◆ **Objective**
Repeat what the lines below say, word for word, and skip every image.

━━━━━ Given material ━━━━━

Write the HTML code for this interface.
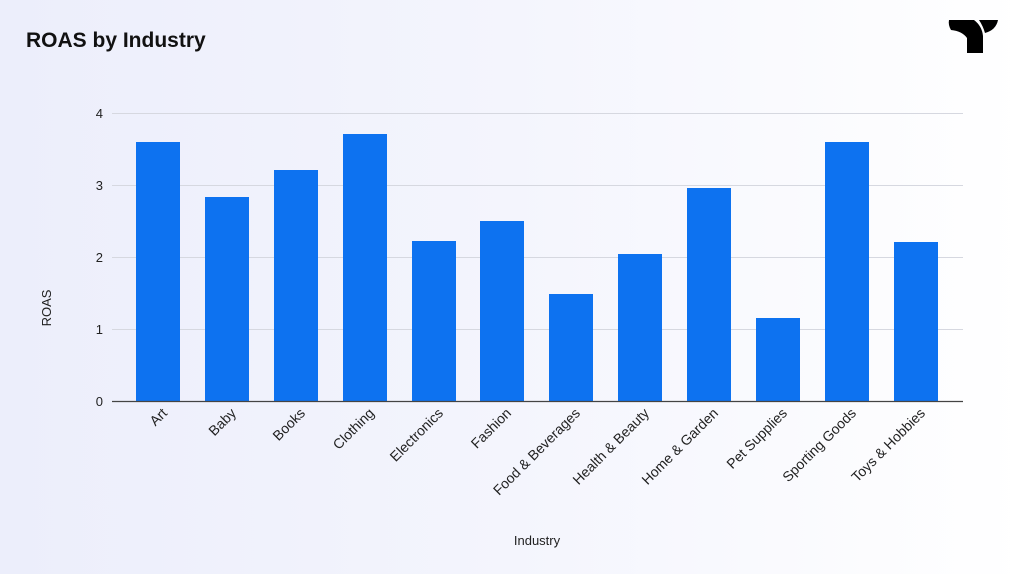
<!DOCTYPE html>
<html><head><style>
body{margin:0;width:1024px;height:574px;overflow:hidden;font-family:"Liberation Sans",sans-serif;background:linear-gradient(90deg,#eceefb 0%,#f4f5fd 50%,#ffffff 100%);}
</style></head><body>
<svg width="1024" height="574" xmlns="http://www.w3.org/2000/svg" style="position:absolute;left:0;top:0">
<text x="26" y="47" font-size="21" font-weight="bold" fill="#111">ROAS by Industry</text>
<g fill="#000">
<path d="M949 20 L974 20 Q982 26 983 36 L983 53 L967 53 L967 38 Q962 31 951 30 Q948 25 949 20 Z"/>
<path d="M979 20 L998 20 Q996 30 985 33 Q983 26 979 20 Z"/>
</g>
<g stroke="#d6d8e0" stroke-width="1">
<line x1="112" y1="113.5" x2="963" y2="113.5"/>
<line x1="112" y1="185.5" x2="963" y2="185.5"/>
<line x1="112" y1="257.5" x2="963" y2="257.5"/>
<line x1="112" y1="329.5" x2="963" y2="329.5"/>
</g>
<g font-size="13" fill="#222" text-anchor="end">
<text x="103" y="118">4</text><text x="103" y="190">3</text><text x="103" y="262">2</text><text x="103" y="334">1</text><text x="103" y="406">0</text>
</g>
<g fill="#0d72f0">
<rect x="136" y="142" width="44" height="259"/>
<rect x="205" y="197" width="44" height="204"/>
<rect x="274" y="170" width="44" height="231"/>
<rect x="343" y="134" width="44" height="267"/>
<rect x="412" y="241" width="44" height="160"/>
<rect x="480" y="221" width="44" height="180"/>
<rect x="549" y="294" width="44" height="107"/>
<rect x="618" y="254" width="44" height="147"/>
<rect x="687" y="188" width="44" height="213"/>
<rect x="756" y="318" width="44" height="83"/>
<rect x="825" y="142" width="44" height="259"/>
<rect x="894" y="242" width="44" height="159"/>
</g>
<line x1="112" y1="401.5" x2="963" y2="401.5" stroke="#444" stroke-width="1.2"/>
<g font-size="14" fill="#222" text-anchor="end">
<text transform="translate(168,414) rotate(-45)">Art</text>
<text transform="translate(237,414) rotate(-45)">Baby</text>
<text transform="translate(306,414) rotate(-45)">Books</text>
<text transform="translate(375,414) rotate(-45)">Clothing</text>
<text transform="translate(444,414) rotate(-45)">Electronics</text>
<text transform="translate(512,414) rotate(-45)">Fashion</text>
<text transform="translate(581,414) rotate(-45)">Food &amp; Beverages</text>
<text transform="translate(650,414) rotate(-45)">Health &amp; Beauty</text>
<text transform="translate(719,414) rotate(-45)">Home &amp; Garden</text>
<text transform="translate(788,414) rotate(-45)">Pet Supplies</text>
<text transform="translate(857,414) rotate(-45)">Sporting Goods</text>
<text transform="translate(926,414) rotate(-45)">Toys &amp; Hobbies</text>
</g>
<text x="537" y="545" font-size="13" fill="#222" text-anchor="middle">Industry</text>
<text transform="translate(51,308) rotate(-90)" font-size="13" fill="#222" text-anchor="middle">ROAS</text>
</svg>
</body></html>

━━━━━

◆ **Right answer**
Write the HTML code for this interface.
<!DOCTYPE html>
<html><head><style>
body{margin:0;width:1024px;height:574px;overflow:hidden;font-family:"Liberation Sans",sans-serif;background:linear-gradient(90deg,#eceefb 0%,#f4f5fd 50%,#ffffff 100%);}
</style></head><body>
<svg width="1024" height="574" xmlns="http://www.w3.org/2000/svg" style="position:absolute;left:0;top:0">
<text x="26" y="47" font-size="21" font-weight="bold" fill="#111">ROAS by Industry</text>
<g fill="#000">
<path d="M949 20 L974 20 Q982 26 983 36 L983 53 L967 53 L967 38 Q962 31 951 30 Q948 25 949 20 Z"/>
<path d="M979 20 L998 20 Q996 30 985 33 Q983 26 979 20 Z"/>
</g>
<g stroke="#d6d8e0" stroke-width="1">
<line x1="112" y1="113.5" x2="963" y2="113.5"/>
<line x1="112" y1="185.5" x2="963" y2="185.5"/>
<line x1="112" y1="257.5" x2="963" y2="257.5"/>
<line x1="112" y1="329.5" x2="963" y2="329.5"/>
</g>
<g font-size="13" fill="#222" text-anchor="end">
<text x="103" y="118">4</text><text x="103" y="190">3</text><text x="103" y="262">2</text><text x="103" y="334">1</text><text x="103" y="406">0</text>
</g>
<g fill="#0d72f0">
<rect x="136" y="142" width="44" height="259"/>
<rect x="205" y="197" width="44" height="204"/>
<rect x="274" y="170" width="44" height="231"/>
<rect x="343" y="134" width="44" height="267"/>
<rect x="412" y="241" width="44" height="160"/>
<rect x="480" y="221" width="44" height="180"/>
<rect x="549" y="294" width="44" height="107"/>
<rect x="618" y="254" width="44" height="147"/>
<rect x="687" y="188" width="44" height="213"/>
<rect x="756" y="318" width="44" height="83"/>
<rect x="825" y="142" width="44" height="259"/>
<rect x="894" y="242" width="44" height="159"/>
</g>
<line x1="112" y1="401.5" x2="963" y2="401.5" stroke="#444" stroke-width="1.2"/>
<g font-size="14" fill="#222" text-anchor="end">
<text transform="translate(168,414) rotate(-45)">Art</text>
<text transform="translate(237,414) rotate(-45)">Baby</text>
<text transform="translate(306,414) rotate(-45)">Books</text>
<text transform="translate(375,414) rotate(-45)">Clothing</text>
<text transform="translate(444,414) rotate(-45)">Electronics</text>
<text transform="translate(512,414) rotate(-45)">Fashion</text>
<text transform="translate(581,414) rotate(-45)">Food &amp; Beverages</text>
<text transform="translate(650,414) rotate(-45)">Health &amp; Beauty</text>
<text transform="translate(719,414) rotate(-45)">Home &amp; Garden</text>
<text transform="translate(788,414) rotate(-45)">Pet Supplies</text>
<text transform="translate(857,414) rotate(-45)">Sporting Goods</text>
<text transform="translate(926,414) rotate(-45)">Toys &amp; Hobbies</text>
</g>
<text x="537" y="545" font-size="13" fill="#222" text-anchor="middle">Industry</text>
<text transform="translate(51,308) rotate(-90)" font-size="13" fill="#222" text-anchor="middle">ROAS</text>
</svg>
</body></html>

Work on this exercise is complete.